Возможно двоякое толкование элементов понятия в границах концептуального квадрата:
Знак с минусом означает отсутствие признака; таблицы читаются таким образом:
1. Наличие предметного значения при отсутствии вещи представляет образ (русалка).
2. Наличие предметного значения и самой вещи представляет понятие (женщина);
3. Наличие вещи при отсутствии собственного предметного значения представляет символ (богиня в обращении к женщине).
I. Наличие вещи при отсутствии отличительного собственного признака дает типичный признак предмета (белый свет).

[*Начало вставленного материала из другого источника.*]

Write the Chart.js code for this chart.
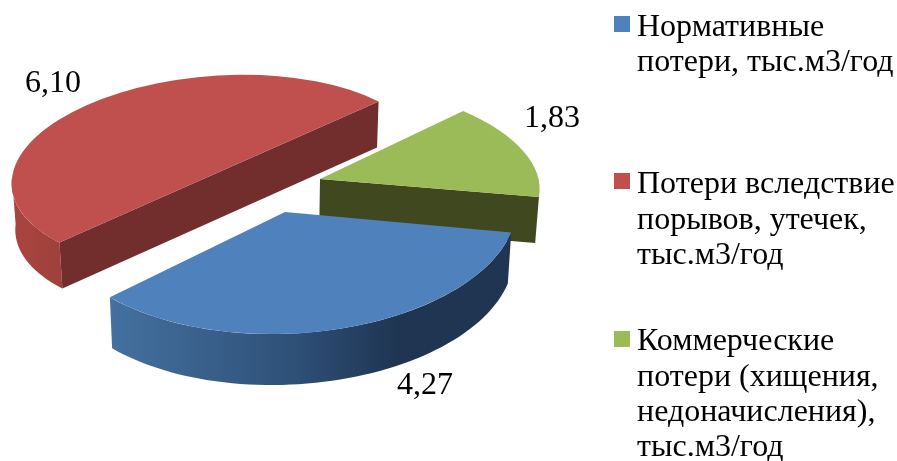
<!DOCTYPE html>
<html><head><meta charset="utf-8">
<style>html,body{margin:0;padding:0;background:#fff}canvas{display:block}</style>
<script src="https://cdn.jsdelivr.net/npm/chart.js@4"></script>
</head><body>
<canvas id="c" width="897" height="461"></canvas>
<script>
const categories = ["Нормативные потери, тыс.м3/год", "Потери вследствие порывов, утечек, тыс.м3/год", "Коммерческие потери (хищения, недоначисления), тыс.м3/год"];
const values = [4.27, 6.10, 1.83];
const valueLabels = ["4,27", "6,10", "1,83"];
const legendLines = [["Нормативные", "потери, тыс.м3/год"], ["Потери вследствие", "порывов, утечек,", "тыс.м3/год"], ["Коммерческие", "потери (хищения,", "недоначисления),", "тыс.м3/год"]];
const colors = ["#4F81BD", "#C0504D", "#9BBB59"];

// 3-D projection of each exploded slice: centre and affine matrix (a,b,c,d) for a unit circle
const views = [
  {cx: 285, cy: 212, a: 232, b: -2.8, c: -8, d: 122, depth: 51, cut: "#1F3552"},
  {cx: 219, cy: 172, a: 207, b: -6, c: -12, d: 97, depth: 46, cut: "#722E2C"},
  {cx: 320, cy: 179, a: 218.3, b: -0.9, c: 24.3, d: 98.8, depth: 46, cut: "#404820"}
];
const drawOrder = [1, 2, 0];
const labelPos = [[397, 394], [25, 92], [524, 127]];
const legendBoxes = [16, 173, 331];
const legendBaselines = [[36, 71], [193, 229, 264], [350, 386, 421, 456]];
const serif = '"Liberation Serif", "Times New Roman", serif';

function pt(v, ang, down) {
  const cs = Math.cos(ang), sn = Math.sin(ang);
  let x = v.cx + v.a * cs + v.c * sn, y = v.cy + v.b * cs + v.d * sn;
  if (down) { x += (270 - x) * 0.014; y += v.depth; }
  return [x, y];
}
function centerPt(v, down) {
  let x = v.cx, y = v.cy;
  if (down) { x += (270 - x) * 0.014; y += v.depth; }
  return [x, y];
}
function outerFill(ctx, i) {
  if (i === 0) {
    const g = ctx.createLinearGradient(110, 0, 510, 0);
    g.addColorStop(0, "#44719F"); g.addColorStop(0.45, "#2F5179");
    g.addColorStop(0.72, "#1F3552"); g.addColorStop(1, "#1F3552");
    return g;
  }
  if (i === 1) {
    const g = ctx.createLinearGradient(12, 0, 63, 0);
    g.addColorStop(0, "#A9453F"); g.addColorStop(1, "#9E403C");
    return g;
  }
  return "#404820";
}
const pie3d = {
  id: "pie3d",
  beforeDatasetsDraw(chart) {
    const ctx = chart.ctx, arcs = chart.getDatasetMeta(0).data;
    drawOrder.forEach(i => {
      const arc = arcs[i], v = views[i];
      const s = arc.startAngle, e = arc.endAngle;
      // outer rim, only the part facing the viewer
      const from = Math.max(s, 0), to = Math.min(e, Math.PI);
      if (to > from) {
        ctx.beginPath();
        for (let k = 0; k <= 60; k++) { const p = pt(v, from + (to - from) * k / 60, false); k ? ctx.lineTo(p[0], p[1]) : ctx.moveTo(p[0], p[1]); }
        for (let k = 60; k >= 0; k--) { const p = pt(v, from + (to - from) * k / 60, true); ctx.lineTo(p[0], p[1]); }
        ctx.closePath();
        ctx.fillStyle = outerFill(ctx, i);
        ctx.fill();
      }
      // cut faces that face the viewer (edges joined so no seam shows at the centre)
      const faces = [[s, -1], [e, 1]].filter(([ang, sgn]) => Math.sin(ang + sgn * Math.PI / 2) > 0).map(f => f[0]);
      if (faces.length) {
        const first = faces[0], last = faces[faces.length - 1];
        const t0 = faces.length === 2 ? pt(v, first, false) : centerPt(v, false);
        const t1 = pt(v, last, false), b1 = pt(v, last, true);
        const b0 = faces.length === 2 ? pt(v, first, true) : centerPt(v, true);
        ctx.beginPath(); ctx.moveTo(t0[0], t0[1]); ctx.lineTo(t1[0], t1[1]); ctx.lineTo(b1[0], b1[1]); ctx.lineTo(b0[0], b0[1]); ctx.closePath();
        ctx.fillStyle = v.cut; ctx.fill();
      }
      // top face: the library's own arc, projected
      const R = arc.outerRadius;
      ctx.save();
      ctx.translate(v.cx, v.cy);
      ctx.transform(v.a / R, v.b / R, v.c / R, v.d / R, 0, 0);
      ctx.translate(-arc.x, -arc.y);
      arc.draw(ctx);
      ctx.restore();
    });
    return false;
  },
  afterDraw(chart) {
    const ctx = chart.ctx;
    ctx.save();
    ctx.fillStyle = "#000";
    ctx.textBaseline = "alphabetic";
    ctx.textAlign = "left";
    ctx.font = "32px " + serif;
    valueLabels.forEach((t, i) => ctx.fillText(t, labelPos[i][0], labelPos[i][1]));
    legendLines.forEach((lines, i) => {
      ctx.fillStyle = colors[i];
      ctx.fillRect(614, legendBoxes[i], 16, 16);
      ctx.fillStyle = "#000";
      lines.forEach((l, j) => ctx.fillText(l, 637, legendBaselines[i][j]));
    });
    ctx.restore();
  }
};
new Chart(document.getElementById("c"), {
  type: "pie",
  data: { labels: categories, datasets: [{ data: values, backgroundColor: colors, borderWidth: 0 }] },
  options: {
    responsive: false, animation: false, rotation: 101,
    plugins: { legend: { display: false }, tooltip: { enabled: false } }
  },
  plugins: [pie3d]
});
</script>
</body></html>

II. Наличие вещи и собственного ее признака различения дает реальный признак (белый мел).
III. Наличие признака при отсутствии вещи дает образный (метафорический) признак, отвлеченный от вещи (белое безмолвие).

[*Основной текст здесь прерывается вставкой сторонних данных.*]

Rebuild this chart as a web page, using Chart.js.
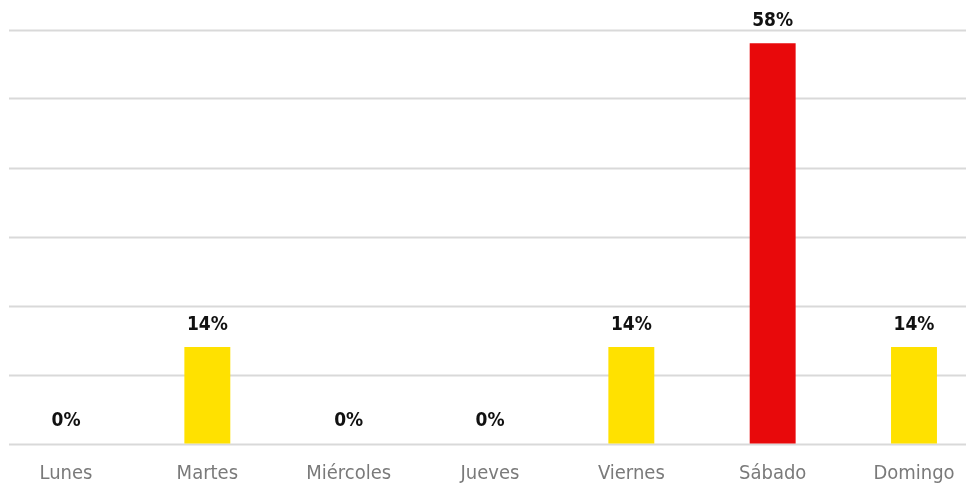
<!DOCTYPE html>
<html>
<head>
<meta charset="utf-8">
<script src="https://cdn.jsdelivr.net/npm/chart.js@4/dist/chart.umd.min.js"></script>
<style>
  html, body { margin: 0; padding: 0; background: #fff; overflow: hidden; }
  #wrap { width: 968px; height: 487px; }
</style>
</head>
<body>
<div id="wrap"><canvas id="dayChart"></canvas></div>
<script>
// Chart data
var days = ['Lunes', 'Martes', 'Miércoles', 'Jueves', 'Viernes', 'Sábado', 'Domingo'];
var shares = [0, 14, 0, 0, 14, 58, 14];
var barColors = ['#FFE100', '#FFE100', '#FFE100', '#FFE100', '#FFE100', '#E8090B', '#FFE100'];
var yTicks = [0, 10, 20, 30, 40, 50, 60];

var fontFamily = '"DejaVu Sans Condensed", "Liberation Sans Narrow", sans-serif';

// Horizontal grid lines, wider than the plot area
var gridPlugin = {
    id: 'gridLines',
    beforeDatasetsDraw: function(chart) {
        var ctx = chart.ctx;
        var y = chart.scales.y;
        ctx.save();
        ctx.strokeStyle = '#d9d9d9';
        ctx.lineWidth = 2;
        for (var i = 0; i < yTicks.length; i++) {
            var py = Math.round(y.getPixelForValue(yTicks[i])) + 0.5;
            ctx.beginPath();
            ctx.moveTo(9, py);
            ctx.lineTo(966, py);
            ctx.stroke();
        }
        ctx.restore();
    }
};

// Percent labels above each bar
var labelPlugin = {
    id: 'barLabels',
    afterDatasetsDraw: function(chart) {
        var ctx = chart.ctx;
        var meta = chart.getDatasetMeta(0);
        ctx.save();
        ctx.font = 'bold 19px ' + fontFamily;
        ctx.fillStyle = '#111';
        ctx.textAlign = 'center';
        ctx.textBaseline = 'middle';
        for (var i = 0; i < meta.data.length; i++) {
            var bar = meta.data[i];
            ctx.fillText(shares[i] + '%', bar.x, bar.y - 22);
        }
        ctx.restore();
    }
};

var ctx = document.getElementById('dayChart').getContext('2d');
var dayChart = new Chart(ctx, {
    type: 'bar',
    data: {
        labels: days,
        datasets: [{
            data: shares,
            backgroundColor: barColors,
            borderWidth: 0,
            categoryPercentage: 1,
            barPercentage: 0.325,
            clip: false
        }]
    },
    options: {
        responsive: true,
        maintainAspectRatio: false,
        animation: false,
        layout: {
            padding: { left: 66, right: 54, top: 29.5, bottom: 0 }
        },
        plugins: {
            legend: { display: false },
            tooltip: { enabled: false }
        },
        scales: {
            x: {
                offset: false,
                grid: { display: false, drawTicks: false },
                border: { display: false },
                ticks: {
                    color: '#7a7a7a',
                    padding: 18,
                    maxRotation: 0,
                    autoSkip: false,
                    font: { family: fontFamily, size: 20 }
                },
                afterFit: function(scale) {
                    scale.height = 43.5;
                    scale.paddingLeft = 0;
                    scale.paddingRight = 0;
                }
            },
            y: {
                display: false,
                min: 0,
                max: 60,
                ticks: { stepSize: 10 }
            }
        }
    },
    plugins: [gridPlugin, labelPlugin]
});
</script>
</body>
</html>
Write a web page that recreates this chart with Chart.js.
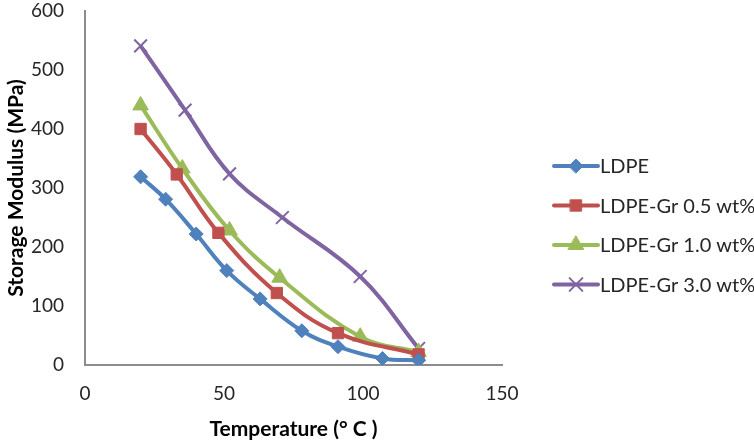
<!DOCTYPE html>
<html lang="en">
<head>
    <meta charset="UTF-8">
    <title>Storage Modulus</title>
    <style>
        html, body { margin: 0; padding: 0; background: #fff; }
        #wrap { width: 754px; height: 440px; }
    </style>
</head>
<body>
    <div id="wrap"><canvas id="modulusCanvas" width="754" height="440"></canvas></div>

    <script src="https://cdn.jsdelivr.net/npm/chart.js"></script>
    <script>
        // data (temperature in deg C, modulus in MPa)
        var seriesNames = ['LDPE', 'LDPE-Gr 0.5 wt%', 'LDPE-Gr 1.0 wt%', 'LDPE-Gr 3.0 wt%'];
        var ldpeTemp = [20, 29, 40, 51, 63, 78, 91, 107, 120];
        var ldpeMod = [319, 281, 222, 160, 112, 58, 31, 11, 8];
        var gr05Temp = [20, 33, 48, 69, 91, 120];
        var gr05Mod = [400, 323, 224, 122, 54, 18];
        var gr10Temp = [20, 35, 52, 70, 99, 120];
        var gr10Mod = [440, 333, 228, 148, 48, 22];
        var gr30Temp = [20, 36, 52, 71, 99, 120];
        var gr30Mod = [541, 432, 324, 250, 150, 28];
        var xTicks = [0, 50, 100, 150];
        var yTicks = [0, 100, 200, 300, 400, 500, 600];

        var fontFamily = 'Lato, "Liberation Sans", sans-serif';

        function pts(xs, ys) {
            return xs.map(function (x, i) { return { x: x, y: ys[i] }; });
        }

        function series(label, data, color, style, radius, fill) {
            return {
                label: label,
                data: data,
                borderColor: color,
                backgroundColor: fill ? color : 'transparent',
                pointBackgroundColor: color,
                pointBorderColor: color,
                pointBorderWidth: fill ? 1 : 2,
                pointStyle: style,
                pointRadius: radius,
                borderWidth: 4,
                tension: 0.4,
                showLine: true
            };
        }

        // legend drawn next to the plot, line with marker like the original
        var sideLegend = {
            id: 'sideLegend',
            afterDraw: function (chart) {
                var ctx = chart.ctx;
                chart.data.datasets.forEach(function (ds, i) {
                    var y = 166 + 39.5 * i;
                    ctx.save();
                    ctx.strokeStyle = ds.borderColor;
                    ctx.lineWidth = 4;
                    ctx.lineCap = 'round';
                    ctx.beginPath();
                    ctx.moveTo(554, y);
                    ctx.lineTo(598, y);
                    ctx.stroke();
                    ctx.fillStyle = ds.pointBackgroundColor;
                    ctx.strokeStyle = ds.pointBorderColor;
                    ctx.lineWidth = ds.pointBorderWidth;
                    Chart.helpers.drawPoint(ctx, {
                        pointStyle: ds.pointStyle,
                        radius: ds.pointRadius,
                        borderWidth: ds.pointBorderWidth
                    }, 576, y);
                    ctx.fillStyle = '#262626';
                    ctx.font = '20px ' + fontFamily;
                    ctx.textAlign = 'left';
                    ctx.textBaseline = 'middle';
                    ctx.fillText(ds.label, 600, y + 1);
                    ctx.restore();
                });
            }
        };

        var ctx = document.getElementById('modulusCanvas').getContext('2d');
        var modulusChart = new Chart(ctx, {
            type: 'scatter',
            data: {
                datasets: [
                    series(seriesNames[0], pts(ldpeTemp, ldpeMod), '#4F81BD', 'rectRot', 7, true),
                    series(seriesNames[1], pts(gr05Temp, gr05Mod), '#C0504D', 'rect', 8, true),
                    series(seriesNames[2], pts(gr10Temp, gr10Mod), '#9BBB59', 'triangle', 9, true),
                    series(seriesNames[3], pts(gr30Temp, gr30Mod), '#8064A2', 'crossRot', 9, false)
                ]
            },
            options: {
                responsive: false,
                animation: false,
                layout: { padding: { top: 8, right: 252, left: 0, bottom: 0 } },
                plugins: {
                    legend: { display: false },
                    tooltip: { enabled: false }
                },
                scales: {
                    x: {
                        type: 'linear',
                        min: 0, max: 150,
                        afterBuildTicks: function (s) { s.ticks = xTicks.map(function (v) { return { value: v }; }); },
                        afterFit: function (s) { s.height = 75; s.paddingLeft = 0; s.paddingRight = 0; },
                        grid: { display: false, drawTicks: false, tickLength: 0 },
                        border: { display: true, color: '#8c8c8c', width: 2 },
                        ticks: { padding: 17, color: '#262626', font: { family: fontFamily, size: 19 } },
                        title: {
                            display: true,
                            text: 'Temperature (° C )',
                            color: '#000',
                            font: { family: fontFamily, size: 21, weight: 'bold', lineHeight: 1 },
                            padding: { top: 0, bottom: 0 }
                        }
                    },
                    y: {
                        type: 'linear',
                        min: 0, max: 600,
                        afterBuildTicks: function (s) { s.ticks = yTicks.map(function (v) { return { value: v }; }); },
                        afterFit: function (s) { s.width = 85; s.paddingTop = 0; s.paddingBottom = 0; },
                        grid: { display: false, drawTicks: false, tickLength: 0 },
                        border: { display: true, color: '#8c8c8c', width: 2 },
                        ticks: { padding: 21, color: '#262626', font: { family: fontFamily, size: 19 } },
                        title: {
                            display: true,
                            text: 'Storage Modulus (MPa)',
                            color: '#000',
                            font: { family: fontFamily, size: 21, weight: 'bold', lineHeight: 1 },
                            padding: { top: 6, bottom: 0 }
                        }
                    }
                }
            },
            plugins: [sideLegend]
        });
    </script>
</body>
</html>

В скрытом виде графическое двоение отражает действия левого («логического») и правого («образного») полушарий головного мозга. Это двоение ответственно за понимание. Последовательность цифр показывает историческую последовательность выявления указанных компонентов понятия; следовательно, осмысление предметных значений предшествовало осмыслению словесных значений, а последнее начиналось с типичных признаков «былинного» характера.
Знак 0 в обоих случаях представляет элемент, который организует и оправдывает всю систему соответствий в обеих развертках, однако сам он никак не проявляется, потому что материально лишен всех признаков различения. Этот основополагающий элемент и есть концепт. Таким образом, концепт предварительно можно определить как минимальный квант смысла — единица сознания, не обретшая своей формы. Концепт — не понятие, а сущность понятия, смысл, лишенный пока формы: свернутая точка возможных смыслов. Концепт не имеет формы, ибо он сам и есть «форма форм» слова, но данная вне материи речи; русские философы образно описывают такую единицу словами «принципиальное значение», «туманное нечто», «вневременное содержание», «огненное слово». В конечном счете, это «неопределенное Нечто» стоиков — самая высокая категория человеческого сознания.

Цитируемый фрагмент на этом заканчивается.